O advogado constitucionalista Henderson Fürst também vê uma eventual descriminalização tendo efeito no combate ao alto índice de encarceramento e na contestação da “guerra às drogas”, além de possibilitar que “efetivamente o consumo de drogas seja tratado como uma questão de saúde pública, e não de segurança pública”.
Ele declarou à CNN encarar de forma positiva a possibilidade de o STF estabelecer critérios, ainda que provisórios, para diferenciar quem porta droga para consumo próprio de quem tem objetivo de traficar.
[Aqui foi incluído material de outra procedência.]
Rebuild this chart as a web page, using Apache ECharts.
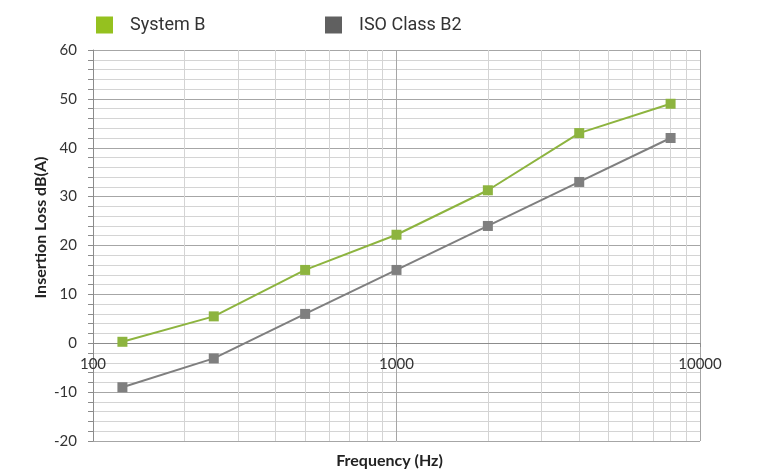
<!DOCTYPE html>
<html>
<head>
<meta charset="utf-8">
<script src="https://cdn.jsdelivr.net/npm/echarts@6/dist/echarts.min.js"></script>
<style>html,body{margin:0;padding:0;background:#fff}#c{width:764px;height:473px}</style>
</head>
<body>
<div id="c"></div>
<script>
var frequencies = [125, 250, 500, 1000, 2000, 4000, 8000];
var systemB = [0.3, 5.5, 15, 22.2, 31.3, 43, 49];
var isoClassB2 = [-9, -3.1, 6, 15, 24, 33, 42];
var minorFreqs = [200, 300, 400, 500, 600, 700, 800, 900, 2000, 3000, 4000, 5000, 6000, 7000, 8000, 9000];
var seriesNames = ['System B', 'ISO Class B2'];

var chart = echarts.init(document.getElementById('c'), null, {renderer: 'canvas'});
var axisFont = 'Lato, "Liberation Sans", sans-serif';
var option = {
  animation: false,
  legend: [
    {left: 91, top: 11, itemWidth: 17, itemHeight: 17, icon: 'rect',
     textStyle: {fontFamily: 'Roboto, sans-serif', fontSize: 18, color: '#333', padding: [0, 0, 0, 12]},
     data: [{name: seriesNames[0], itemStyle: {color: '#95c11f'}}]},
    {left: 320, top: 11, itemWidth: 17, itemHeight: 17, icon: 'rect',
     textStyle: {fontFamily: 'Roboto, sans-serif', fontSize: 18, color: '#333', padding: [0, 0, 0, 12]},
     data: [{name: seriesNames[1], itemStyle: {color: '#606060'}}]}
  ],
  grid: {left: 93, right: 64, top: 50, bottom: 32, containLabel: false, outerBoundsMode: 'none'},
  xAxis: {
    type: 'log', logBase: 10, min: 100, max: 10000,
    offset: -98,
    name: 'Frequency (Hz)', nameLocation: 'middle', nameGap: 110, nameMoveOverlap: false,
    nameTextStyle: {fontFamily: axisFont, fontSize: 16, fontWeight: 'bold', color: '#222', padding: [0, 14, 0, 0]},
    axisLine: {onZero: false, lineStyle: {color: '#8c8c8c', width: 1}},
    axisTick: {show: true, length: 4, lineStyle: {color: '#8c8c8c'}},
    axisLabel: {margin: 14, fontFamily: axisFont, fontSize: 15, color: '#333',
      formatter: function (v) { return String(v); }},
    splitLine: {show: true, lineStyle: {color: '#a6a6a6', width: 1}}
  },
  yAxis: {
    type: 'value', min: -20, max: 60, interval: 10,
    name: 'Insertion Loss dB(A)', nameLocation: 'middle', nameGap: 44, nameMoveOverlap: false,
    nameTextStyle: {fontFamily: axisFont, fontSize: 16, fontWeight: 'bold', color: '#222', padding: [0, 0, 0, 36]},
    axisLine: {show: true, lineStyle: {color: '#8c8c8c'}},
    axisTick: {show: true, length: 5, lineStyle: {color: '#8c8c8c'}},
    minorTick: {show: true, splitNumber: 5, length: 5, lineStyle: {color: '#8c8c8c'}},
    axisLabel: {margin: 16, fontFamily: axisFont, fontSize: 15, color: '#333'},
    splitLine: {show: true, lineStyle: {color: '#a6a6a6', width: 1}},
    minorSplitLine: {show: true, lineStyle: {color: '#d4d4d4', width: 1}}
  },
  series: [
    {
      name: 'minorgrid', type: 'line', data: [], silent: true, z: 0,
      markLine: {
        silent: true, z: 0, symbol: ['none', 'none'], label: {show: false},
        lineStyle: {color: '#d4d4d4', type: 'solid', width: 1},
        data: minorFreqs.map(function (f) { return {xAxis: f}; })
      }
    },
    {
      name: seriesNames[0], type: 'line', z: 5,
      data: frequencies.map(function (f, i) { return [f, systemB[i]]; }),
      symbol: 'rect', symbolSize: 10,
      lineStyle: {color: '#8db43f', width: 2},
      itemStyle: {color: '#8db43f'}
    },
    {
      name: seriesNames[1], type: 'line', z: 5,
      data: frequencies.map(function (f, i) { return [f, isoClassB2[i]]; }),
      symbol: 'rect', symbolSize: 10,
      lineStyle: {color: '#7f7f7f', width: 2},
      itemStyle: {color: '#7f7f7f'}
    }
  ]
};
chart.setOption(option);
</script>
</body>
</html>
“Seria muito bem-vindo tais critérios, seja para pacificar o entendimento, seja para dar segurança jurídica e proteger grupos minoritários que sofrem com a discricionariedade da autoridade policial”, afirmou.
Ele, no entanto, disse não ver o julgamento definido para a posição, prevendo a possibilidade de pedidos de vista (que suspendem a análise) e de votos divergentes de ao menos três ministros: Alexandre de Moraes, Nunes Marques e André Mendonça.
“Vale recordar a trajetória do ministro Alexandre de Moraes como ministro da Justiça e secretário de Segurança Pública de São Paulo, com políticas públicas no entendimento da constitucionalidade do dispositivo; e também os Ministros Kassio Nunes [Marque] e André Mendonça, que também possuem histórico alinhado a tal interpretação”, afirmou.
O especialista disse que discorda dos posicionamentos de Fachin e Barroso, que propuseram a descriminalização apenas da maconha.
“Os países que descriminalizam o porte para consumo individual de drogas e mudam a abordagem da segurança pública para saúde pública, registram queda nos índices de consumo das drogas”, disse. “Se isso ocorrer apenas com a maconha, o consumo de outras drogas seguirá alto e sem a adequada abordagem”.